Contudo, de acordo com a consulta do PÁGINA UM ao Portal Base, a Leitek fez um contrato no valor de 61.820 euros com o Estado-Maior do Exército para fornecimento de detector de cabos electrónicos, magnetómetro e detector de circuitos electrónicos em finais de 2018 pelo valor de 61.820 euros. Contabiliza ainda três contratos com a Polícia de Segurança Pública e um com a Guarda Nacional Republicana, embora até agora não surja ainda nenhum em data posterior à nova licença para comércio e indústria de tecnologias militares. No entanto, a licença é também para actividades de exportação.

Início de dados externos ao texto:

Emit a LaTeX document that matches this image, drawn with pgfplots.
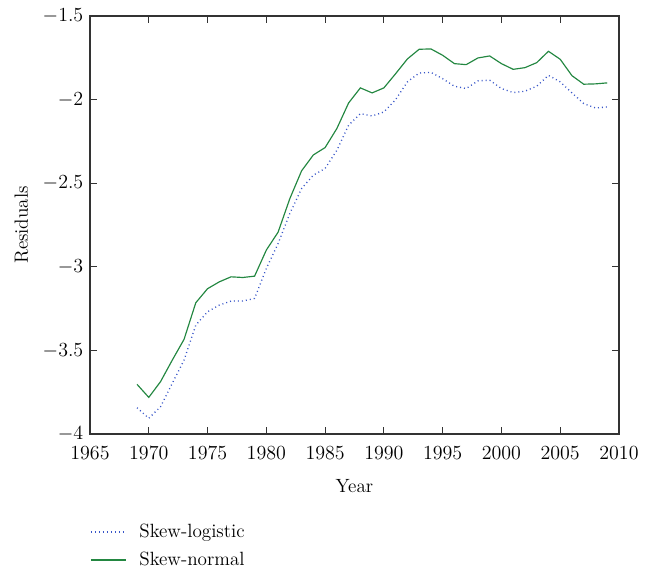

Carlos Lopes Pires, secretário de Estado da Defesa do Governo de António Costa, que tomou posse em Julho de 2023, não concedeu apenas um despacho polémico a conceder uma licença de comércios de tecnologias militares à empresa de um cidadão da Córsega na Zona Franca da Madeira. Também não conferiu a idoneidade do sócio único da Leitek, já com uma impeditiva condenação por corrupção.

Saliente-se que Clélio Ferreira Leite é também destacado membro da World UAV [Unmanned Aerial Vehicle] Federation, um organismo sedeado em Hong Kong e controlada sobretudo por personalidades e empresas chinesas. Os denominados veículos aéreos não-tripulados, vulgarmente designados por drones, têm vindo a ganhar uma grande preponderância em operações militares, como se tem observado nos conflitos na Ucrânia e Gaza, tendo sido desenvolvido nos anos mais recentes quer novas tecnologias de ataque como de defesa.

Aliás, de entre as 12 licenças concedidas pelo Ministério da Defesa para comercialização de tecnologias militares desde 2023 constam, além da Leitek, pelo menos outras duas que exercem a sua actividade no sector dos drones: a Beyond Vision, sedeada em Aveiro, e a Swatter Company, uma start-up de Lisboa ligada ao ISCTE. No entanto, esta última apresenta uma tecnologia de desactivação de drones, ou seja, constitui um sistema de defesa.